Not Listed In Your Own Country's Searches?


Many of you have emailed me with this problem. "I'm showing up fine on a Worldwide Web search but when I check the box to search only my country I'm not listed - at all!" It's very common and the way to rectify it is to take yourself back a step and think like a human. If you were asked 'What Country Are You From?' What would you say? What if they asked you to prove it? Simple - you show them your passport, your birth certificate and tell them your name and address so they can look you up on a computer and verify that you are actually from the country you say you are.

Despite the super advanced technology of the web, it still relies on human ways of doing things as it is humans who have to do the programming and tell the technology how to work. Therefore, a search engine will use the same techniques to verify what country you’re from as a human would:


Your passport: Although your information is downloaded by computers all over the world your web site information is held on the hard drive of a server at a fixed point which is located using an IP address. IP addresses are country specific and every IP address is logged as belonging to a certain country. If you are hosting your web site in the USA, Canada, Australia or Germany then your IP address will be one from this country. In this way, a search engine knows where your web site is being held and therefore, which country your web site is most likely to be aimed at.
There are good and bad points for search engines to use IP addresses to filter their search engine results.
One good point is that this is a very simple way of removing spam from the search engine as a spammer would have to pay for hosting in every country to spam any given country search index. This would cost the spammer a lot of money and therefore most would not do it.
The main bad points are that this filters out genuine sites that have just simply chosen to be hosted in another country due to costs. It also filters out country specific versions of a site, if a large US company launches a UK version of its site they will most likely just host it on their US servers rather than spend money to rent out a building, build servers and then staff a UK office. In my opinion, IP filtering for countries is not the way to go. Although many of the larger search engines do not completely filter out dependant on IP address, web sites considered ‘not originating’ from a county seem to be pushed down in the search results though this is hard to prove as domain names come in to it also. Which leads me to the second point:

Your Birth Certificate: If you are a UK web site, you would have a domain ending in .co.uk and if you are a French web site you would have a domain ending in .fr, right? Well, search engines wish we would do this but it is not the case. Some of us provide international services and therefore use the .com suffix so as not to scare of potential overseas customers. Of course this leaves the search engines with a problem, the only way to tell it a .com web site is from the UK is to check it’s IP address, but if they use IP addresses to filter then that brings in a whole host of problems. Catch22.

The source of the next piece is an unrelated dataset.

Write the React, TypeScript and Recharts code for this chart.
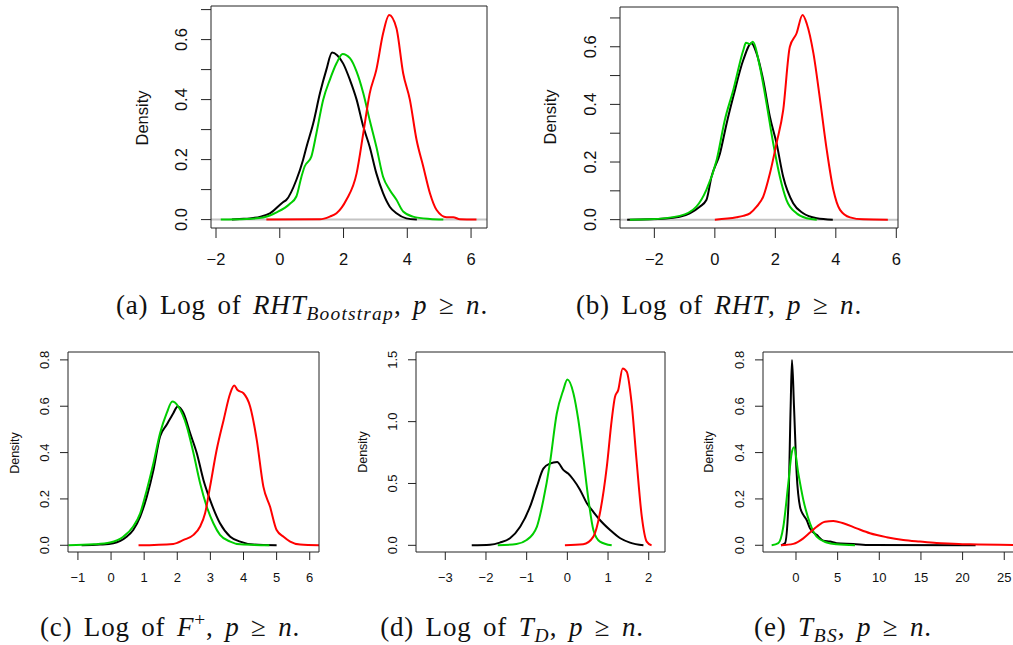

Your Name and Address: The entire web and every domain is registered somewhere. If you buy a domain name your details are registered against that domain in the WhoIs database. For example, the entry for Google.com looks like this:

Registrant:
Google Inc. (DOM-258879)
2400 E. Bayshore Pkwy
Mountain View CA 94043 US

Administrative Contact:
DNS Admin (NIC-1340142) Google Inc.
2400 E. Bayshore Pkwy
Mountain View CA 94043 US

Domain servers in listed order:

NS3.GOOGLE.COM 216.239.36.10
NS4.GOOGLE.COM 216.239.38.10
NS1.GOOGLE.COM 216.239.32.10
NS2.GOOGLE.COM 216.239.34.10

this tells us that Google.com is registered to a US company and is hosted on US servers with US IP addresses. If you look up Google.co.uk you get this:
Registrant:
Google Inc

Registrant's Address:
2400 Bayshore Parkway
Mountain View
94043
CA

Name servers listed in order:
ns.google.com 216.239.32.10
ns2.google.com 216.239.34.10


this shows that Google.co.uk is owned by a US company and is hosted on US servers with a US IP address. You can check the WhoIs database for your web site by visiting www.joker.com for all .com, .net, .org domain names and www.nic.uk for all UK domain names.


So what does this show? You can't change your birth certificate, if it says you were born in France then that's where you were born. The same goes for .fr suffixes - they only come from France. Your passport can be changed at anytime by migration, even if your UK site is hosted in the US the .co.uk suffix will tell them you are aiming at the UK. In this way a US .com web site that wants UK business can have a UK IP address to show its intentions.
If you want to ensure that your site is ranked well in a country specific index then you either have to own a domain name with a suffix from that country or your web site has to be hosted in that country. A .co.uk domain name hosted in the US will show up if you search ‘UK Only’ on a search engine as will a .com or .net if it has a UK IP address. Search engines will most likely keep to this rule as they cannot go completely one way or the other. Only allowing country specific suffixes would lose a large chunk of important and useful web sites and only allowing country specific IP addresses would do the same. As long as you have one or the other you are safe. My recommendation if you are an international site is to purchase a .com and be hosted in your country of origin. This means that you will be included in your own country index and in ‘Worldwide Web’ searches for other countries.
Remember, if you show someone a French passport and a French birth certificate they're not going to believe you are from Germany even if you look German.